The totals complicate a simple substitution story. In many boardrooms, online is treated as a daily habit and on-property gambling as part of a trip, supported by food, entertainment, and conventions. Loyalty apps increasingly link dining and room spend back to casino play. For destination resorts, marketing begins with calendars.
AGA CEO Bill Miller said the sustained growth of legal gaming was a win for the industry and the consumers and communities it serves. The AGA estimated $15.66 billion in gaming taxes paid in 2024, a figure frequently used to frame casinos as local economic infrastructure.
The pattern extends north too. Ontario’s regulated market, launched in 2022, has matured into one of Canada’s most active online gambling jurisdictions, with Ontario online casinos, according to Bonus.ca, now drawing players who split their time between apps and resort visits — a dual-growth dynamic that mirrors what U.S. operators have observed on their own floors.
Meetings and events keep the pipeline full
In Atlantic City, Visit Atlantic City reported that the destination’s third quarter of 2025 included more than 50 major events, generating over 46,890 room nights and drawing nearly 98,000 attendees, with an estimated economic impact of $58.2 million.
Some of that calendar is less convention hall and more spectacle. The inaugural Visit Atlantic City Soar & Shore Festival, held in July 2025, drew 150,000 attendees.
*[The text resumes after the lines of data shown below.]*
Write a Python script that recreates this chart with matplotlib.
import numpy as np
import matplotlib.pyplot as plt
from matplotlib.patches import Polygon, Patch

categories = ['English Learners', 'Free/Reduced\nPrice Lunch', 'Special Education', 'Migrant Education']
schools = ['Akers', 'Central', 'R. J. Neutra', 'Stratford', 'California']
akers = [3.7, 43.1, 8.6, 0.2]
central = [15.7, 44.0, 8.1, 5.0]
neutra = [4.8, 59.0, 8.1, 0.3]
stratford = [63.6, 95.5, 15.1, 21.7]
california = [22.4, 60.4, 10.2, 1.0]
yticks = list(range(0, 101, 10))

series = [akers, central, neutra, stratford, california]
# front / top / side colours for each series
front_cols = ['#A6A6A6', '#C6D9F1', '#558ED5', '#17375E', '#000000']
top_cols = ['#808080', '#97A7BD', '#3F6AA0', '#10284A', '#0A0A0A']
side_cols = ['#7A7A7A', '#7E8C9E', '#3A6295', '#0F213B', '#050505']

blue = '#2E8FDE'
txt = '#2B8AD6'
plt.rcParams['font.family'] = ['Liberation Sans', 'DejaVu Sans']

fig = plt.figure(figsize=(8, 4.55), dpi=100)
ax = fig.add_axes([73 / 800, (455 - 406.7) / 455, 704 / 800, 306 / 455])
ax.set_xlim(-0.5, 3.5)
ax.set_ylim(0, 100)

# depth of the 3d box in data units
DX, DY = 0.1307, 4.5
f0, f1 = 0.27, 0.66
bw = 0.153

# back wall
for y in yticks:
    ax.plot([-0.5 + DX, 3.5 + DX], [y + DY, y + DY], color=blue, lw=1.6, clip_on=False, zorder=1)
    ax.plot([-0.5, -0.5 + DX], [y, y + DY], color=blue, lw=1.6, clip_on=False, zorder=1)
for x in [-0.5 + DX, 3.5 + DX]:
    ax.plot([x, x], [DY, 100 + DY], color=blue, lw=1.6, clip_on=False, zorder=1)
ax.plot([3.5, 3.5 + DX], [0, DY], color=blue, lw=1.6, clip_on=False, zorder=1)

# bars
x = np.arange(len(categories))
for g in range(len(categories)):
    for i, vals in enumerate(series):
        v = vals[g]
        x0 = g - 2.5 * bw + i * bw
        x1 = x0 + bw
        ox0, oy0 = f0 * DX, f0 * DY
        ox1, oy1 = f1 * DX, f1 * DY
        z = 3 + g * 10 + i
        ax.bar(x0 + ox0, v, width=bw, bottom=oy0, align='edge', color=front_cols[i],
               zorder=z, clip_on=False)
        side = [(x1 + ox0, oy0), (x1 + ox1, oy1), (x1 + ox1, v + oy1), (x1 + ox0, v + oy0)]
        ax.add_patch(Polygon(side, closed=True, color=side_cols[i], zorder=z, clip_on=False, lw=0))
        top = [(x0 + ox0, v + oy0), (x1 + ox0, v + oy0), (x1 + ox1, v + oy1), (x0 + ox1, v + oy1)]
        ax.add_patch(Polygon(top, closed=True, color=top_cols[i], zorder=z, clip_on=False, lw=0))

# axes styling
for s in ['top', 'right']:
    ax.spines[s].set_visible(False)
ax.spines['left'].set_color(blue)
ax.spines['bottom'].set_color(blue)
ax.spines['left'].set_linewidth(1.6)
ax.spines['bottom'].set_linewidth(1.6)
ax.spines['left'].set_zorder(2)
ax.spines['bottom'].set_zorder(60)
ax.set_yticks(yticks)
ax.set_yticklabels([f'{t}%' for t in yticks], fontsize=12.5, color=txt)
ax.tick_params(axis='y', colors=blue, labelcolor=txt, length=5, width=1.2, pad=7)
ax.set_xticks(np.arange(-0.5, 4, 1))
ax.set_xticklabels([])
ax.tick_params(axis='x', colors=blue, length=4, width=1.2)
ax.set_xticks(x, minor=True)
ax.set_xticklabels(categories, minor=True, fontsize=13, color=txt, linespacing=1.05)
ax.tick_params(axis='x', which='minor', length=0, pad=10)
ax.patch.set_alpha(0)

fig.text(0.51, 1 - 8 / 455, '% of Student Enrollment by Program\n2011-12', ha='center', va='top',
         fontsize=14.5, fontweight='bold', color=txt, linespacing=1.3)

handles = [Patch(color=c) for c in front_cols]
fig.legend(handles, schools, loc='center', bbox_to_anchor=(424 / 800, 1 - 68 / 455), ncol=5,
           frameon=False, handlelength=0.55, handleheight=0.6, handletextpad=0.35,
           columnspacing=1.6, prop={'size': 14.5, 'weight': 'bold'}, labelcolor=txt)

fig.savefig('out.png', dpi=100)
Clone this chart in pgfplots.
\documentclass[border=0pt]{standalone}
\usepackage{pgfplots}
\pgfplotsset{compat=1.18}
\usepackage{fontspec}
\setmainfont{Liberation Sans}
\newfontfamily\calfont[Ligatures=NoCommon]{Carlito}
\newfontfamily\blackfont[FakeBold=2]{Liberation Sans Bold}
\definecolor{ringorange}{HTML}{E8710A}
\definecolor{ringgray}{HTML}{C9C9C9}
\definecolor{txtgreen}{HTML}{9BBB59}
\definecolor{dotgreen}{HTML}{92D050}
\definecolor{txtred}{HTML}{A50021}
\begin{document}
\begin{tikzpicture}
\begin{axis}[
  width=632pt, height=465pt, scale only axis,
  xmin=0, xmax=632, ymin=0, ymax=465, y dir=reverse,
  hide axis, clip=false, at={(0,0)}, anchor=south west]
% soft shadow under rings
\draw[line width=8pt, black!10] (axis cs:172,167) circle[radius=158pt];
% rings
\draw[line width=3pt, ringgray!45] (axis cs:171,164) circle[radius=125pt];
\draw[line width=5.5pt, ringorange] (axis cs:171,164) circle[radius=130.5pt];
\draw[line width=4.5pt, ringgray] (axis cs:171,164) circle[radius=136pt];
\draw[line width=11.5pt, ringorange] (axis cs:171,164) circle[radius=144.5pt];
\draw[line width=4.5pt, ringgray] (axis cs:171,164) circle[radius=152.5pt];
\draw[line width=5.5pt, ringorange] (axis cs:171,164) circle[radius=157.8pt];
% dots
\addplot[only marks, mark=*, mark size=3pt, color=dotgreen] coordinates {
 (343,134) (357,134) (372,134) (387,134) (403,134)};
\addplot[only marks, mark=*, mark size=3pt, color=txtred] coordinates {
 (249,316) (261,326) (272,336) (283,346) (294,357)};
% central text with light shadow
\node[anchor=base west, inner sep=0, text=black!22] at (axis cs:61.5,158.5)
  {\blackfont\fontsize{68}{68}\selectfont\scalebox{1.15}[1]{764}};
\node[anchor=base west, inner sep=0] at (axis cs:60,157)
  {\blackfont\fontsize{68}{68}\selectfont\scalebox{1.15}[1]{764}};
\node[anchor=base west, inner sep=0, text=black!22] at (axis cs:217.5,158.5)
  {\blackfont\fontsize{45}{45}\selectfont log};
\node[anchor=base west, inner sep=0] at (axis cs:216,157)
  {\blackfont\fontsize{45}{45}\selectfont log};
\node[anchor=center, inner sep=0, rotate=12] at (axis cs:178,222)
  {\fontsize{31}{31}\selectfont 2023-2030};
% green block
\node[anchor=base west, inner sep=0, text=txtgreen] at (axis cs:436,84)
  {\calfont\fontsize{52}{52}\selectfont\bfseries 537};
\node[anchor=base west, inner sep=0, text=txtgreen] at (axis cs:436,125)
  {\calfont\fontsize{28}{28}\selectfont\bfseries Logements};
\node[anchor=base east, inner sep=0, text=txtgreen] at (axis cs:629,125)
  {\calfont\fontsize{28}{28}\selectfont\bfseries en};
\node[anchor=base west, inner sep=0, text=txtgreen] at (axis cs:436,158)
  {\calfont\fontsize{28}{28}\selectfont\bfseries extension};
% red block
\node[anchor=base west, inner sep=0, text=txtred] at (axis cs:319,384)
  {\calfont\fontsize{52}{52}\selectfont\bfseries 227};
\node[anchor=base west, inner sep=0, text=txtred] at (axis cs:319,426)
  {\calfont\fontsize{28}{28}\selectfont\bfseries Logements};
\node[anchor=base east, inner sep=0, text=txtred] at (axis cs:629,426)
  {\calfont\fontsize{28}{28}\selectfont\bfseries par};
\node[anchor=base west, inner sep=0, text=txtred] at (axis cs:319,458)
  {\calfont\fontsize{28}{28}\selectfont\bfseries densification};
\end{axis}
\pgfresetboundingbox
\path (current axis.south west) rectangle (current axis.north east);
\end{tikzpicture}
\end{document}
The two-day revival of the Atlantic City Air Show generated $19 million in economic impact.
Visit Atlantic City CEO Gary Musich framed the stretch as proof of a broader shift in what the city sells. “These additions highlight how Atlantic City is evolving into a well-rounded coastal destination, offering visitors more diverse experiences beyond the casino floor.”
Meeting planners describe the same dynamic at ground level, where the agenda ends and the destination takes over. Attendees and organizers noted that they routinely extend stays into family breaks, drawn by the boardwalk and beach as much as the conference schedule.
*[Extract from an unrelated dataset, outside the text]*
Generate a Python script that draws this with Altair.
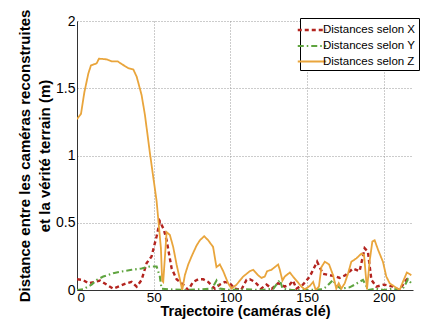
import altair as alt
import pandas as pd

# Z series (orange, solid)
z_x = [0, 2.6, 4.8, 7.4, 9.1, 12.8, 14.3, 19.3, 22.6, 26.5, 29.1, 33.4, 36.7, 38.9, 42.1, 44.3, 47.5, 51.9, 54.7, 55.5, 56.2, 58.4, 60.5, 62.7, 64.9, 68.6, 70.3, 72.5, 74.7, 77.9, 80.1, 82.9, 85.5, 88.7, 90.9, 93.1, 95.3, 98.5, 100.7, 104, 108.3, 110.5, 112.6, 114.8, 118, 120.2, 122.4, 123.9, 126.7, 131.1, 132.2, 133.9, 135.4, 138.7, 140.8, 143, 146.3, 148.4, 151.7, 153.9, 155.6, 157.7, 159.3, 161.5, 164.3, 166.9, 169, 170.6, 172.3, 174.5, 176.6, 178.8, 182.1, 185.3, 187.1, 189, 190.8, 192.5, 194, 196.2, 199.4, 201.6, 203.8, 207, 210.3, 212.4, 215, 217.9]
z_y = [1.27, 1.31, 1.47, 1.61, 1.67, 1.685, 1.72, 1.715, 1.70, 1.70, 1.68, 1.65, 1.64, 1.586, 1.45, 1.30, 1.02, 0.66, 0.31, 0.07, 0.06, 0.43, 0.41, 0.32, 0.19, 0.0, 0.11, 0.19, 0.25, 0.33, 0.37, 0.40, 0.37, 0.32, 0.17, 0.19, 0.14, 0.05, 0.01, 0.04, 0.10, 0.12, 0.14, 0.15, 0.11, 0.09, 0.10, 0.14, 0.15, 0.19, 0.15, 0.07, 0.10, 0.13, 0.10, 0.07, 0.025, 0.005, 0.03, 0.06, 0.0, 0.025, 0.17, 0.21, 0.19, 0.11, 0.01, 0.05, 0.01, 0.05, 0.12, 0.21, 0.235, 0.27, 0.26, 0.005, 0.22, 0.36, 0.37, 0.30, 0.21, 0.10, 0.05, 0.025, 0.0, 0.06, 0.13, 0.11]

# X series (red, dashed)
x_x = [0, 3.9, 7.4, 11.7, 15, 19.3, 23.6, 26.9, 32.3, 35.6, 38.9, 42.1, 45.4, 48.6, 51.9, 54, 56.6, 58.4, 61.7, 64.9, 69.2, 72.5, 75.7, 79, 82.2, 85.5, 89.8, 93.1, 96.4, 99.6, 102.9, 107, 110.5, 112.6, 116, 120, 123.5, 127, 131.1, 135.4, 138.7, 140.8, 143, 147.3, 151.7, 153.9, 156.5, 160.3, 164.7, 169, 171.2, 175, 179.9, 184.2, 187.5, 189.6, 191.9, 195.1, 200, 206, 210, 214.6, 216.8]
x_y = [0.08, 0.075, 0.05, 0.06, 0.07, 0.04, 0.01, 0.025, 0.05, 0.06, 0.025, 0.075, 0.20, 0.25, 0.40, 0.51, 0.45, 0.37, 0.16, 0.08, 0.04, 0.0, 0.06, 0.08, 0.08, 0.06, 0.01, 0.04, 0.06, 0.05, 0.01, 0.0, 0.075, 0.08, 0.06, 0.01, 0.04, 0.01, 0.05, 0.025, 0.04, 0.07, 0.01, 0.04, 0.10, 0.15, 0.21, 0.12, 0.11, 0.10, 0.09, 0.11, 0.16, 0.14, 0.31, 0.285, 0.075, 0.025, 0.04, 0.025, 0.0, 0.075, 0.10]

# Y series (green, dash-dot)
y_x = [0, 4, 9.5, 12.8, 17.1, 23.6, 30.1, 35.6, 42.1, 47.5, 51.9, 54, 55.1, 60, 70, 80, 88, 90.9, 93, 100, 110, 120, 128, 132.2, 134, 140, 150, 160, 162.6, 166.9, 168.5, 172, 177.7, 181, 184, 186.4, 190, 195, 200, 205, 210, 213, 215.7, 217.9]
y_y = [0, 0.005, 0.04, 0.075, 0.10, 0.125, 0.14, 0.15, 0.16, 0.175, 0.175, 0.10, 0.01, 0.005, 0.0, 0.005, 0.01, 0.07, 0.01, 0.0, 0.005, 0.0, 0.01, 0.075, 0.01, 0.0, 0.0, 0.005, 0.025, 0.075, 0.04, 0.01, 0.02, 0.04, 0.06, 0.075, 0.0, 0.01, 0.0, 0.01, 0.0, 0.02, 0.08, 0.05]

series_names = ["Distances selon X", "Distances selon Y", "Distances selon Z"]
series_colors = ["#b3241f", "#5fa43f", "#e9a53c"]
series_dashes = [[4, 3], [6, 3, 1.5, 3], [1, 0]]
series_widths = [2.4, 1.8, 2.6]

x_ticks = [0, 50, 100, 150, 200]
y_ticks = [0, 0.5, 1, 1.5, 2]

rows = []
for name, xs, ys in zip(series_names, [x_x, y_x, z_x], [x_y, y_y, z_y]):
    for i, (a, b) in enumerate(zip(xs, ys)):
        rows.append({"serie": name, "t": a, "d": b, "o": i})
df = pd.DataFrame(rows)

font = "Liberation Sans"

legend_opts = dict(title=None, orient="none", legendX=223, legendY=-3,
                   strokeColor="black", fillColor="white", padding=3,
                   symbolType="M-1.9,0H1.9", symbolSize=225, symbolStrokeWidth=2.2,
                   labelFontSize=11.5, rowPadding=1, labelOffset=2,
                   cornerRadius=0, labelLimit=200)

chart = alt.Chart(df).mark_line(clip=True).encode(
    x=alt.X("t:Q", scale=alt.Scale(domain=[0, 219], nice=False, zero=False),
            axis=alt.Axis(values=x_ticks, title="Trajectoire (caméras clé)",
                          labelFontSize=13.5, titleFontSize=14.5, titleFontWeight="bold",
                          labelPadding=0, titlePadding=1, ticks=False)),
    y=alt.Y("d:Q", scale=alt.Scale(domain=[0, 2], nice=False),
            axis=alt.Axis(values=y_ticks, labelExpr="datum.value + ''",
                          title=["Distance entre les caméras reconstruites", "et la vérité terrain (m)"],
                          labelFontSize=14, titleFontSize=15, titleFontWeight="bold",
                          titleLineHeight=20, labelPadding=2, titlePadding=3, ticks=False)),
    color=alt.Color("serie:N", scale=alt.Scale(domain=series_names, range=series_colors),
                    legend=alt.Legend(**legend_opts)),
    strokeDash=alt.StrokeDash("serie:N", scale=alt.Scale(domain=series_names, range=series_dashes),
                              legend=alt.Legend(**legend_opts)),
    strokeWidth=alt.StrokeWidth("serie:N", scale=alt.Scale(domain=series_names, range=series_widths), legend=None),
    order="o:Q",
).properties(
    width=336, height=269,
    autosize=alt.AutoSizeParams(type="none"),
    padding={"left": 69, "top": 13, "right": 8, "bottom": 29},
).configure(
    font=font,
).configure_view(
    stroke=None,
).configure_axis(
    grid=True, gridColor="#999", gridDash=[1, 2], gridWidth=1,
    domainColor="#333", domainWidth=1, labelColor="black", titleColor="black",
    labelFont=font, titleFont=font,
).configure_legend(
    labelFont=font, labelColor="black",
)

chart.save("out.html", embed_options={"renderer": "svg", "actions": False})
A revival with caveats: costs, oversight, and the line between fun and harm
Tourism-led casino growth carries familiar tensions. Cities welcome hotel taxes and employment, while also managing congestion and the social costs that come with gambling at scale.
Marketing reflects the balance. The strongest campaigns sell entertainment and amenities first, then place gaming within a wider nightlife package. Industry groups have leaned on responsible gambling messaging as part of the legitimacy case.
For many operators, the post-pandemic period produced a symmetry: gambling scaled on screens, then resorts doubled down on travel, selling an experience that cannot be downloaded. The casino floor remains, but the trip has become the headline.
Tourism has not replaced digital gambling, and digital gambling has not erased the casino trip. In many markets, both are growing, and the premium product is increasingly the reason to be there in person.